**Short problem:**
Exactly as they appear, output all of the records. Skip any images.

[Records from a data source]

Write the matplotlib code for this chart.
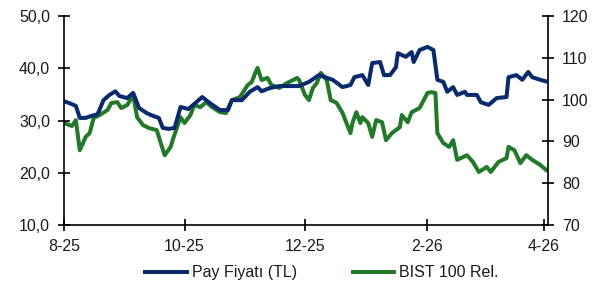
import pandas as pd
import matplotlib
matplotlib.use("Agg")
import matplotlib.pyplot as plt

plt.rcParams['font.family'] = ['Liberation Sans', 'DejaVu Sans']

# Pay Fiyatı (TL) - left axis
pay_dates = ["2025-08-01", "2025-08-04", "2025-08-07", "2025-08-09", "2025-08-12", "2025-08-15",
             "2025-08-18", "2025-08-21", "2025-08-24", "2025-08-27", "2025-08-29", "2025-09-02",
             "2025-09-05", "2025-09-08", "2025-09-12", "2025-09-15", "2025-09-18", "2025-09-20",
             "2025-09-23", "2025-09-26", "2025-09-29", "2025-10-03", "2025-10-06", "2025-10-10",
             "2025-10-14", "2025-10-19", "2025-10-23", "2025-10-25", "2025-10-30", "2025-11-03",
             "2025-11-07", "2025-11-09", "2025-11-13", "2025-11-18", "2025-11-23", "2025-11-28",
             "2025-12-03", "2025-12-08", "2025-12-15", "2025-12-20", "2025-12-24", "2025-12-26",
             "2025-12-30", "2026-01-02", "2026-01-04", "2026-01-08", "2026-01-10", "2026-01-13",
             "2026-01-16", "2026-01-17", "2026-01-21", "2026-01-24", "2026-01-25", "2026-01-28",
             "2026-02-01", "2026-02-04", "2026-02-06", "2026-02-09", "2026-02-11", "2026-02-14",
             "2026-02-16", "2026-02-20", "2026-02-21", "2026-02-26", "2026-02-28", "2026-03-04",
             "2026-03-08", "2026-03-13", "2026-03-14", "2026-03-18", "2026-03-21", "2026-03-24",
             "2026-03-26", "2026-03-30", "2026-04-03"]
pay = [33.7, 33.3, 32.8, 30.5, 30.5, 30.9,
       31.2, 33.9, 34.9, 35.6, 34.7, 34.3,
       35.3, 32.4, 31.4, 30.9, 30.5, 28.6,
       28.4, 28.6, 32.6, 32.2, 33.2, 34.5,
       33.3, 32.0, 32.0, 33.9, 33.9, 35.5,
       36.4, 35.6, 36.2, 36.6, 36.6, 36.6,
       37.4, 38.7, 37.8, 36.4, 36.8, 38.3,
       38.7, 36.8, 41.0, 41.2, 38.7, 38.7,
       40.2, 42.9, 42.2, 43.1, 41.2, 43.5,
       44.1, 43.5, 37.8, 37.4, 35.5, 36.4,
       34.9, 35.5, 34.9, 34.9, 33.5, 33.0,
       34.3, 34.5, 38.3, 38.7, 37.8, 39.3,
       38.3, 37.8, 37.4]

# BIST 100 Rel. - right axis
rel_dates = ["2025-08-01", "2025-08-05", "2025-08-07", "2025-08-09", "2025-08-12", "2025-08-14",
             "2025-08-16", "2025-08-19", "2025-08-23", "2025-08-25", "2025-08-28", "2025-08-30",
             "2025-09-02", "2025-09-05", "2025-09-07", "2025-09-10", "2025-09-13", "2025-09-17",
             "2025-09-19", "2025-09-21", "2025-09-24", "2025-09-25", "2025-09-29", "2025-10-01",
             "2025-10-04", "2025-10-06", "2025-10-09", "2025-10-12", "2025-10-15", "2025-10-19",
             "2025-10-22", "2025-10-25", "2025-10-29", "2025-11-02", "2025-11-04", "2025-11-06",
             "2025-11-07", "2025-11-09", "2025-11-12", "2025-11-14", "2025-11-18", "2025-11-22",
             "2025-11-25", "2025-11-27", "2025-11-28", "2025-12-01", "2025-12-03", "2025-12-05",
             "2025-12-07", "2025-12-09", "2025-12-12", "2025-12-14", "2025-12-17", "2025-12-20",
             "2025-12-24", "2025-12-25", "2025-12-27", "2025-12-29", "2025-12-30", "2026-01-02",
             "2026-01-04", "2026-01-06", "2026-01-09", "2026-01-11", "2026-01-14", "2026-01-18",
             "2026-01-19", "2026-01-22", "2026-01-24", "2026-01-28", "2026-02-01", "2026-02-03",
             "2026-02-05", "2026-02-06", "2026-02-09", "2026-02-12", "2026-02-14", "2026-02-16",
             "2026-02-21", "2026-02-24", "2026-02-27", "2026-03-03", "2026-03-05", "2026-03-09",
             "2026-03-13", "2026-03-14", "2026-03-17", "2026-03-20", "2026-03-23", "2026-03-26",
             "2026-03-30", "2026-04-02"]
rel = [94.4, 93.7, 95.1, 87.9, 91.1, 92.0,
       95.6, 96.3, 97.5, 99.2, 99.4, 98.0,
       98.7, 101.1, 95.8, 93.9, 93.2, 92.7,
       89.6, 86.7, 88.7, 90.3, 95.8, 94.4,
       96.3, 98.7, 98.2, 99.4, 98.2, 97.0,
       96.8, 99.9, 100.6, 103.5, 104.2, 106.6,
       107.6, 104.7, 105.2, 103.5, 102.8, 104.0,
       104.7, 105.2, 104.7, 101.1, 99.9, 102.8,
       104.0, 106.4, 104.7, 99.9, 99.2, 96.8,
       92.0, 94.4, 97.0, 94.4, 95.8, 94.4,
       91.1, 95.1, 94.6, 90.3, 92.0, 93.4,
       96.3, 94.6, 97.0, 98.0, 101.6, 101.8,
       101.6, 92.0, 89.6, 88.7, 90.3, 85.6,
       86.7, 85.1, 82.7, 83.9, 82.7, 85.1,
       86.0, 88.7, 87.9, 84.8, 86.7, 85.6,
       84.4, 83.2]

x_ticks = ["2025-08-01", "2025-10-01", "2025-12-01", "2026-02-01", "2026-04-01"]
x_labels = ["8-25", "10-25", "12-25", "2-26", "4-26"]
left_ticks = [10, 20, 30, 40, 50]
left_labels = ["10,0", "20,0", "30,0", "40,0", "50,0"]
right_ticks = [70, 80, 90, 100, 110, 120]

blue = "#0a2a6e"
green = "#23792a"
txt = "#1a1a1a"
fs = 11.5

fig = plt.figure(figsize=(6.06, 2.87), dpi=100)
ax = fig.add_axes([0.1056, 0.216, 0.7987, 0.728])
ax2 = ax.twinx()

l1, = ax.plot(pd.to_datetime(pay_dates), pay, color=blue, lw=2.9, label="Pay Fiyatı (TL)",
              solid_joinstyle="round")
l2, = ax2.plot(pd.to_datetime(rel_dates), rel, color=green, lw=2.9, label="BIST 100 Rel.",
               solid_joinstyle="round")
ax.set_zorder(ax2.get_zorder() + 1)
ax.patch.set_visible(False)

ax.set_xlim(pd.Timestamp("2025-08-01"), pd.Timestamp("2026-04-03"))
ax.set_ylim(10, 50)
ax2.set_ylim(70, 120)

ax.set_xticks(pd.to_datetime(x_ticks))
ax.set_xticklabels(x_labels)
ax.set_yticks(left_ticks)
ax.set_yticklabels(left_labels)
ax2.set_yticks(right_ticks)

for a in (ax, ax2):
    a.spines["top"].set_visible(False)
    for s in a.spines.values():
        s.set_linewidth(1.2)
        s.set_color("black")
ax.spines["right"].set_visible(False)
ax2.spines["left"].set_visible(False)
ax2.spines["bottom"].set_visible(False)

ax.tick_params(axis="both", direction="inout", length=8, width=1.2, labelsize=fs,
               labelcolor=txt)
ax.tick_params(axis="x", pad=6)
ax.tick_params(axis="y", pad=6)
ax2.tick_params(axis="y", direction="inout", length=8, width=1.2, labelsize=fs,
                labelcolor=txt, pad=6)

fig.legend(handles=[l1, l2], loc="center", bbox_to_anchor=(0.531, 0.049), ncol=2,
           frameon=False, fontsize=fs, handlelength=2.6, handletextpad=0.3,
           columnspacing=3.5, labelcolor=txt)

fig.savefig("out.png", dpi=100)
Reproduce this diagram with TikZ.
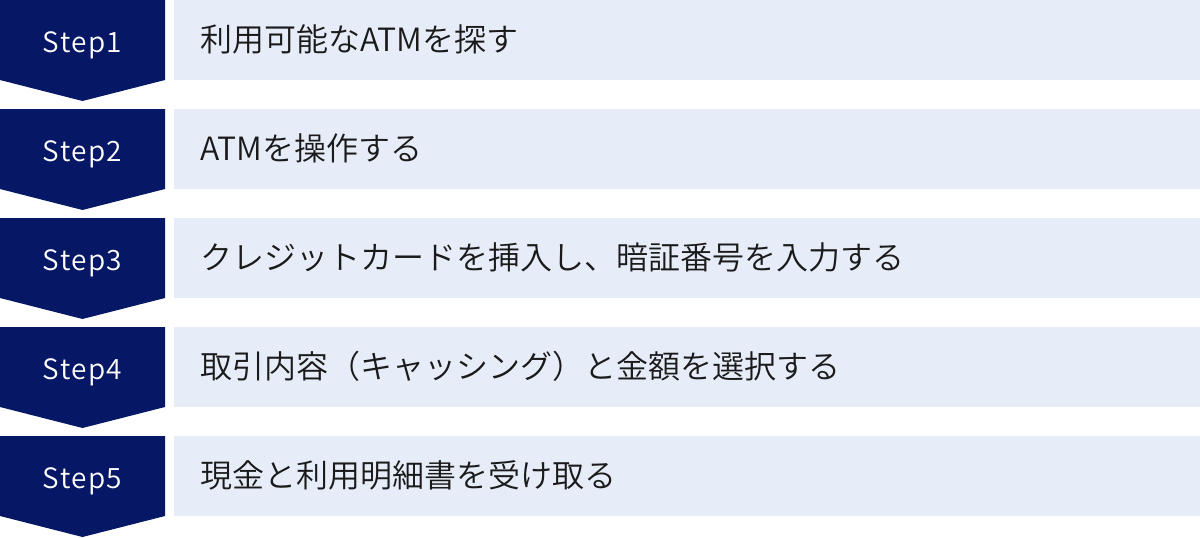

**Written reply:**
Write the matplotlib code for this chart.
import pandas as pd
import matplotlib
matplotlib.use("Agg")
import matplotlib.pyplot as plt

plt.rcParams['font.family'] = ['Liberation Sans', 'DejaVu Sans']

# Pay Fiyatı (TL) - left axis
pay_dates = ["2025-08-01", "2025-08-04", "2025-08-07", "2025-08-09", "2025-08-12", "2025-08-15",
             "2025-08-18", "2025-08-21", "2025-08-24", "2025-08-27", "2025-08-29", "2025-09-02",
             "2025-09-05", "2025-09-08", "2025-09-12", "2025-09-15", "2025-09-18", "2025-09-20",
             "2025-09-23", "2025-09-26", "2025-09-29", "2025-10-03", "2025-10-06", "2025-10-10",
             "2025-10-14", "2025-10-19", "2025-10-23", "2025-10-25", "2025-10-30", "2025-11-03",
             "2025-11-07", "2025-11-09", "2025-11-13", "2025-11-18", "2025-11-23", "2025-11-28",
             "2025-12-03", "2025-12-08", "2025-12-15", "2025-12-20", "2025-12-24", "2025-12-26",
             "2025-12-30", "2026-01-02", "2026-01-04", "2026-01-08", "2026-01-10", "2026-01-13",
             "2026-01-16", "2026-01-17", "2026-01-21", "2026-01-24", "2026-01-25", "2026-01-28",
             "2026-02-01", "2026-02-04", "2026-02-06", "2026-02-09", "2026-02-11", "2026-02-14",
             "2026-02-16", "2026-02-20", "2026-02-21", "2026-02-26", "2026-02-28", "2026-03-04",
             "2026-03-08", "2026-03-13", "2026-03-14", "2026-03-18", "2026-03-21", "2026-03-24",
             "2026-03-26", "2026-03-30", "2026-04-03"]
pay = [33.7, 33.3, 32.8, 30.5, 30.5, 30.9,
       31.2, 33.9, 34.9, 35.6, 34.7, 34.3,
       35.3, 32.4, 31.4, 30.9, 30.5, 28.6,
       28.4, 28.6, 32.6, 32.2, 33.2, 34.5,
       33.3, 32.0, 32.0, 33.9, 33.9, 35.5,
       36.4, 35.6, 36.2, 36.6, 36.6, 36.6,
       37.4, 38.7, 37.8, 36.4, 36.8, 38.3,
       38.7, 36.8, 41.0, 41.2, 38.7, 38.7,
       40.2, 42.9, 42.2, 43.1, 41.2, 43.5,
       44.1, 43.5, 37.8, 37.4, 35.5, 36.4,
       34.9, 35.5, 34.9, 34.9, 33.5, 33.0,
       34.3, 34.5, 38.3, 38.7, 37.8, 39.3,
       38.3, 37.8, 37.4]

# BIST 100 Rel. - right axis
rel_dates = ["2025-08-01", "2025-08-05", "2025-08-07", "2025-08-09", "2025-08-12", "2025-08-14",
             "2025-08-16", "2025-08-19", "2025-08-23", "2025-08-25", "2025-08-28", "2025-08-30",
             "2025-09-02", "2025-09-05", "2025-09-07", "2025-09-10", "2025-09-13", "2025-09-17",
             "2025-09-19", "2025-09-21", "2025-09-24", "2025-09-25", "2025-09-29", "2025-10-01",
             "2025-10-04", "2025-10-06", "2025-10-09", "2025-10-12", "2025-10-15", "2025-10-19",
             "2025-10-22", "2025-10-25", "2025-10-29", "2025-11-02", "2025-11-04", "2025-11-06",
             "2025-11-07", "2025-11-09", "2025-11-12", "2025-11-14", "2025-11-18", "2025-11-22",
             "2025-11-25", "2025-11-27", "2025-11-28", "2025-12-01", "2025-12-03", "2025-12-05",
             "2025-12-07", "2025-12-09", "2025-12-12", "2025-12-14", "2025-12-17", "2025-12-20",
             "2025-12-24", "2025-12-25", "2025-12-27", "2025-12-29", "2025-12-30", "2026-01-02",
             "2026-01-04", "2026-01-06", "2026-01-09", "2026-01-11", "2026-01-14", "2026-01-18",
             "2026-01-19", "2026-01-22", "2026-01-24", "2026-01-28", "2026-02-01", "2026-02-03",
             "2026-02-05", "2026-02-06", "2026-02-09", "2026-02-12", "2026-02-14", "2026-02-16",
             "2026-02-21", "2026-02-24", "2026-02-27", "2026-03-03", "2026-03-05", "2026-03-09",
             "2026-03-13", "2026-03-14", "2026-03-17", "2026-03-20", "2026-03-23", "2026-03-26",
             "2026-03-30", "2026-04-02"]
rel = [94.4, 93.7, 95.1, 87.9, 91.1, 92.0,
       95.6, 96.3, 97.5, 99.2, 99.4, 98.0,
       98.7, 101.1, 95.8, 93.9, 93.2, 92.7,
       89.6, 86.7, 88.7, 90.3, 95.8, 94.4,
       96.3, 98.7, 98.2, 99.4, 98.2, 97.0,
       96.8, 99.9, 100.6, 103.5, 104.2, 106.6,
       107.6, 104.7, 105.2, 103.5, 102.8, 104.0,
       104.7, 105.2, 104.7, 101.1, 99.9, 102.8,
       104.0, 106.4, 104.7, 99.9, 99.2, 96.8,
       92.0, 94.4, 97.0, 94.4, 95.8, 94.4,
       91.1, 95.1, 94.6, 90.3, 92.0, 93.4,
       96.3, 94.6, 97.0, 98.0, 101.6, 101.8,
       101.6, 92.0, 89.6, 88.7, 90.3, 85.6,
       86.7, 85.1, 82.7, 83.9, 82.7, 85.1,
       86.0, 88.7, 87.9, 84.8, 86.7, 85.6,
       84.4, 83.2]

x_ticks = ["2025-08-01", "2025-10-01", "2025-12-01", "2026-02-01", "2026-04-01"]
x_labels = ["8-25", "10-25", "12-25", "2-26", "4-26"]
left_ticks = [10, 20, 30, 40, 50]
left_labels = ["10,0", "20,0", "30,0", "40,0", "50,0"]
right_ticks = [70, 80, 90, 100, 110, 120]

blue = "#0a2a6e"
green = "#23792a"
txt = "#1a1a1a"
fs = 11.5

fig = plt.figure(figsize=(6.06, 2.87), dpi=100)
ax = fig.add_axes([0.1056, 0.216, 0.7987, 0.728])
ax2 = ax.twinx()

l1, = ax.plot(pd.to_datetime(pay_dates), pay, color=blue, lw=2.9, label="Pay Fiyatı (TL)",
              solid_joinstyle="round")
l2, = ax2.plot(pd.to_datetime(rel_dates), rel, color=green, lw=2.9, label="BIST 100 Rel.",
               solid_joinstyle="round")
ax.set_zorder(ax2.get_zorder() + 1)
ax.patch.set_visible(False)

ax.set_xlim(pd.Timestamp("2025-08-01"), pd.Timestamp("2026-04-03"))
ax.set_ylim(10, 50)
ax2.set_ylim(70, 120)

ax.set_xticks(pd.to_datetime(x_ticks))
ax.set_xticklabels(x_labels)
ax.set_yticks(left_ticks)
ax.set_yticklabels(left_labels)
ax2.set_yticks(right_ticks)

for a in (ax, ax2):
    a.spines["top"].set_visible(False)
    for s in a.spines.values():
        s.set_linewidth(1.2)
        s.set_color("black")
ax.spines["right"].set_visible(False)
ax2.spines["left"].set_visible(False)
ax2.spines["bottom"].set_visible(False)

ax.tick_params(axis="both", direction="inout", length=8, width=1.2, labelsize=fs,
               labelcolor=txt)
ax.tick_params(axis="x", pad=6)
ax.tick_params(axis="y", pad=6)
ax2.tick_params(axis="y", direction="inout", length=8, width=1.2, labelsize=fs,
                labelcolor=txt, pad=6)

fig.legend(handles=[l1, l2], loc="center", bbox_to_anchor=(0.531, 0.049), ncol=2,
           frameon=False, fontsize=fs, handlelength=2.6, handletextpad=0.3,
           columnspacing=3.5, labelcolor=txt)

fig.savefig("out.png", dpi=100)
Reproduce this diagram with TikZ.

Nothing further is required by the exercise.